On Jun 25, 9:17 am, "John KD5YI" wrote:
In another thread, Richard said:

"You can achieve astonishingly high Zs with a coiled
transmission line with very little effort (roughly 8-12 turns on a
liter pop bottle - empty of course - for HF)."

The key is "...empty of course...". What if one were to fill the bottle
with
relatively pure water to keep dissipation factor low? Water's dielectric
constant is about 80. This would increase the stray capacitance, thus
reducing the required turns to achieve resonance. Would this increase the
Q
due to lower loss in the inductance?

Just curious.

John


Very unlikely. It won't increase the effective shunt capacitance all
that much since it's not between the turns, and it's not likely you'll
have pure enough water to have low loss in the water.

You can wind a coil that's self-resonant and achieve a high impedance
over a fairly broad range of frequencies (that is, across all of an HF
band), or you can use just a few turns (that is, a coil whose self
resonance is considerably higher than the operating frequency) and put
a tuning capacitor across the coil and tune it to a specific
frequency. That can be nice at lower frequencies where it takes a
long piece of line to make a self-resonant coil. In that case, the
impedance at resonance will be high, but the bandwidth will be
relatively small; it can use a lot less coax though. There are
programs and web sites that predict the self-resonant frequency of
solenoid coils, though with the coax jacket, expect the actual self-
resonance to be slightly lower than the same coil without the jacket.

Cheers,
Tom




I found 6 feet of RG58 and an empty plastic water bottle of about 2.7 inches
diameter. I got 8 close-wound turns of the coax on the bottle. I used my
Boonton Megacycle Meter to measure the self-resonant frequency of 43.8 MHz
with the bottle void of water. I then filled the bottle with distilled
water.

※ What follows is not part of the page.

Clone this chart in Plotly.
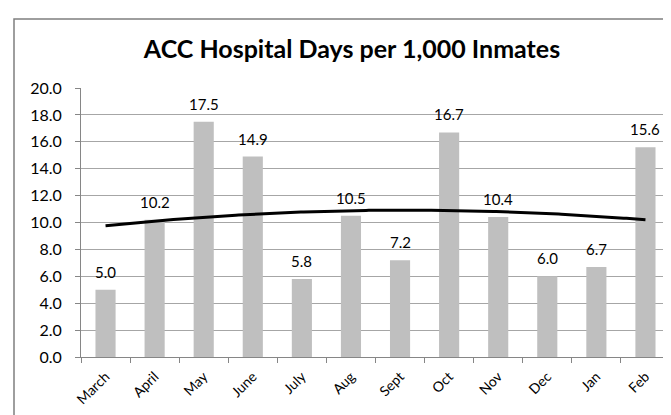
import numpy as np
import plotly.graph_objects as go

months = ["March", "April", "May", "June", "July", "Aug", "Sept", "Oct", "Nov", "Dec", "Jan", "Feb"]
values = [5.0, 10.2, 17.5, 14.9, 5.8, 10.5, 7.2, 16.7, 10.4, 6.0, 6.7, 15.6]
y_ticks = [0, 2, 4, 6, 8, 10, 12, 14, 16, 18, 20]

xpos = np.arange(1, len(months) + 1)
coef = np.polyfit(xpos, values, 2)
xs = np.linspace(1, len(months), 200)
ys = np.polyval(coef, xs)

FONT = "Lato, Carlito, 'Liberation Sans', sans-serif"
W, H = 671, 415
L, R, T, B = 73, 9, 80, 66
PW, PH = W - L - R, H - T - B

fig = go.Figure()
fig.add_trace(go.Bar(
    x=xpos, y=values, marker=dict(color="#bfbfbf", line=dict(width=0)),
    width=0.41, hoverinfo="y",
))
fig.add_trace(go.Scatter(x=xs, y=ys, mode="lines", line=dict(color="#000000", width=3),
                         hoverinfo="skip"))

annotations = [
    dict(x=int(xv), y=v, text=f"{v:.1f}", showarrow=False, xref="x", yref="y",
         yanchor="middle", yshift=18, font=dict(size=15, color="#000000", family=FONT))
    for xv, v in zip(xpos, values)
]

fig.update_layout(
    width=W, height=H,
    margin=dict(l=L, r=R, t=T, b=B, autoexpand=False),
    paper_bgcolor="white", plot_bgcolor="white",
    showlegend=False,
    font=dict(family=FONT, color="#000000"),
    title=dict(text="<b>ACC Hospital Days per 1,000 Inmates</b>", xref="container", x=344 / W,
               xanchor="center", yref="container", y=1 - 41 / H, yanchor="middle",
               font=dict(size=25, family=FONT, color="#000000")),
    annotations=annotations,
    xaxis=dict(
        range=[0.5, 12.5], tickmode="array", tickvals=list(xpos), ticktext=months,
        tickangle=-45, tickfont=dict(size=14, family=FONT, color="#000000"), ticks="",
        ticklabelstandoff=5, automargin=False,
        showgrid=False, zeroline=False, showline=True, linecolor="#868686", linewidth=1,
        minor=dict(tickmode="array", tickvals=[i + 0.5 for i in range(0, 13)], ticks="outside",
                   ticklen=5, tickcolor="#868686", showgrid=False),
    ),
    yaxis=dict(
        range=[0, 20], tickmode="array", tickvals=y_ticks, ticktext=[f"{v:.1f}" for v in y_ticks],
        tickfont=dict(size=16, family=FONT, color="#000000"), ticks="outside", ticklen=5,
        tickcolor="#868686", ticklabelstandoff=10, automargin=False,
        showgrid=True, gridcolor="#a6a6a6", gridwidth=1, zeroline=False,
        showline=True, linecolor="#868686", linewidth=1,
    ),
    shapes=[dict(type="rect", xref="paper", yref="paper",
                 x0=(6 - L) / PW, x1=(W + 10 - L) / PW,
                 y0=(H - B - (H + 10)) / PH, y1=(H - B - 11) / PH,
                 line=dict(color="#7f7f7f", width=1.5), fillcolor="rgba(0,0,0,0)", layer="below")],
)

fig.write_html("out.html")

The new frequency was 24.1 MHz. Wow! This is an increase of about 3.3
times in the stray capacitance. Even with the dielectric constant in the
center increasing 80 times, I didn't expect such a dramatic change.

The real question of Q remains unanswered. This was a quick test to see if
there may be enough change to warrant further study. But, it occurs to me
that the weight of the water would be entirely prohibitive if one wanted to
hang the water coil from an antenna.

Is there any place this might be used where the weight would not be a
problem? Does this warrant a closer look to measure Q?